Smart traffic minimises the impact of disruptions
The new smart traffic solutions are being developed alongside the infrastructure for road traffic. Smart traffic refers to improving the smooth flow or safety of traffic by using communication between different vehicles and between vehicles and the infrastructure.
”Pioneering work for promoting smart traffic has been carried out on E18 since the beginning. The road has in many cases acted as an international testing platform for traffic-serving smart solutions. Familiar examples include e.g. speed limits that change according to the weather conditions and the lane instructions in tunnels”, says Director Juuso Kummala from the Finnish Transport Agency.
Alongside smart solutions linked to physical infrastructure, e.g. forwarding of traffic information between vehicles and drivers is being developed. One example is the pan-Nordic project NordicWay implemented with the EU’s support.
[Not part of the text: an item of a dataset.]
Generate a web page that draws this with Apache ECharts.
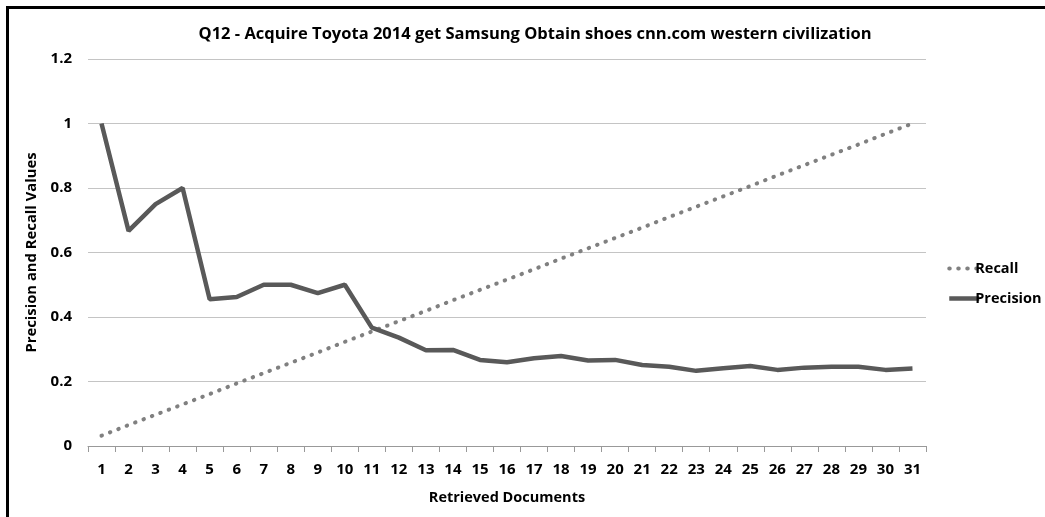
<!DOCTYPE html>
<html>
<head>
<meta charset="utf-8">
<script src="https://cdn.jsdelivr.net/npm/echarts@6/dist/echarts.min.js"></script>
<style>
  html, body { margin: 0; padding: 0; background: #fff; }
  #main { width: 1045px; height: 517px; }
</style>
</head>
<body>
<div id="main"></div>
<script>
var docs = ['1','2','3','4','5','6','7','8','9','10','11','12','13','14','15','16',
    '17','18','19','20','21','22','23','24','25','26','27','28','29','30','31'];
var recall = [0.032, 0.065, 0.097, 0.129, 0.161, 0.194, 0.226, 0.258, 0.290, 0.323,
    0.355, 0.387, 0.419, 0.452, 0.484, 0.516, 0.548, 0.581, 0.613, 0.645,
    0.677, 0.710, 0.742, 0.774, 0.806, 0.839, 0.871, 0.903, 0.935, 0.968, 1.0];
var precision = [1.0, 0.667, 0.75, 0.8, 0.455, 0.462, 0.5, 0.5, 0.474, 0.5,
    0.367, 0.336, 0.297, 0.298, 0.267, 0.26, 0.272, 0.279, 0.265, 0.267,
    0.251, 0.246, 0.233, 0.241, 0.248, 0.236, 0.243, 0.246, 0.246, 0.236, 0.24];

drawChart();

function drawChart() {
    var myChart = echarts.init(document.getElementById('main'));
    var font = '"Open Sans", sans-serif';
    var option = {
        animation: false,
        textStyle: { fontFamily: font },
        graphic: [{
            type: 'rect',
            shape: { x: 7.5, y: 7.5, width: 1100, height: 600 },
            style: { fill: 'none', stroke: '#000', lineWidth: 3 }
        }],
        title: {
            text: 'Q12 - Acquire Toyota 2014 get Samsung Obtain shoes cnn.com western civilization',
            left: 530,
            textAlign: 'center',
            top: 21,
            textStyle: { fontFamily: font, fontSize: 16.5, fontWeight: 'bold', color: '#000' }
        },
        legend: {
            orient: 'vertical',
            left: 942,
            top: 256,
            itemWidth: 30,
            itemHeight: 14,
            itemGap: 15,
            itemStyle: { opacity: 0 },
            lineStyle: { width: 'inherit' },
            data: ['Recall', 'Precision'],
            textStyle: { fontFamily: font, fontSize: 14.5, fontWeight: 'bold', color: '#000', padding: [0, 0, 0, -9] }
        },
        grid: { left: 88, right: 119, top: 59, bottom: 71, containLabel: false },
        xAxis: {
            type: 'category',
            data: docs,
            boundaryGap: true,
            name: 'Retrieved Documents',
            nameLocation: 'middle',
            nameGap: 44,
            nameTextStyle: { fontFamily: font, fontSize: 14.5, fontWeight: 'bold', color: '#000' },
            axisLine: { lineStyle: { color: '#999', width: 1 } },
            axisTick: { show: true, length: 6, lineStyle: { color: '#999' } },
            axisLabel: { fontFamily: font, fontSize: 15, fontWeight: 'bold', color: '#000', margin: 16, interval: 0 }
        },
        yAxis: {
            type: 'value',
            min: 0,
            max: 1.2,
            interval: 0.2,
            name: 'Precision and Recall Values',
            nameLocation: 'middle',
            nameGap: 45,
            nameTextStyle: { fontFamily: font, fontSize: 14.8, fontWeight: 'bold', color: '#000' },
            axisLine: { show: false },
            axisTick: { show: false },
            splitLine: { lineStyle: { color: '#c4c4c4', width: 1 } },
            axisLabel: { fontFamily: font, fontSize: 15, fontWeight: 'bold', color: '#000', margin: 16 }
        },
        series: [
            {
                name: 'Recall',
                type: 'line',
                data: recall,
                symbol: 'none',
                color: '#808080',
                lineStyle: { color: '#808080', width: 4, type: [0.5, 8.5], cap: 'round' }
            },
            {
                name: 'Precision',
                type: 'line',
                data: precision,
                symbol: 'none',
                color: '#595959',
                lineStyle: { color: '#595959', width: 4.5 }
            }
        ]
    };
    myChart.setOption(option);
}
</script>
</body>
</html>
”The idea of the Coop, Connecting Vehicles project was to test the functioning of the mobile phone network in forwarding fast traffic information. The goal was to enable the drivers to report about various disruptions to each other through a mobile application in real time. Those who participated in the trial also received information about danger situations on their route from other users and the road traffic centre to their phones. More than one thousand drivers participated in the trial that covered the whole of Southern Finland. The results will be published once the efficacy study by VTT Technical Research Centre of Finland has been completed.”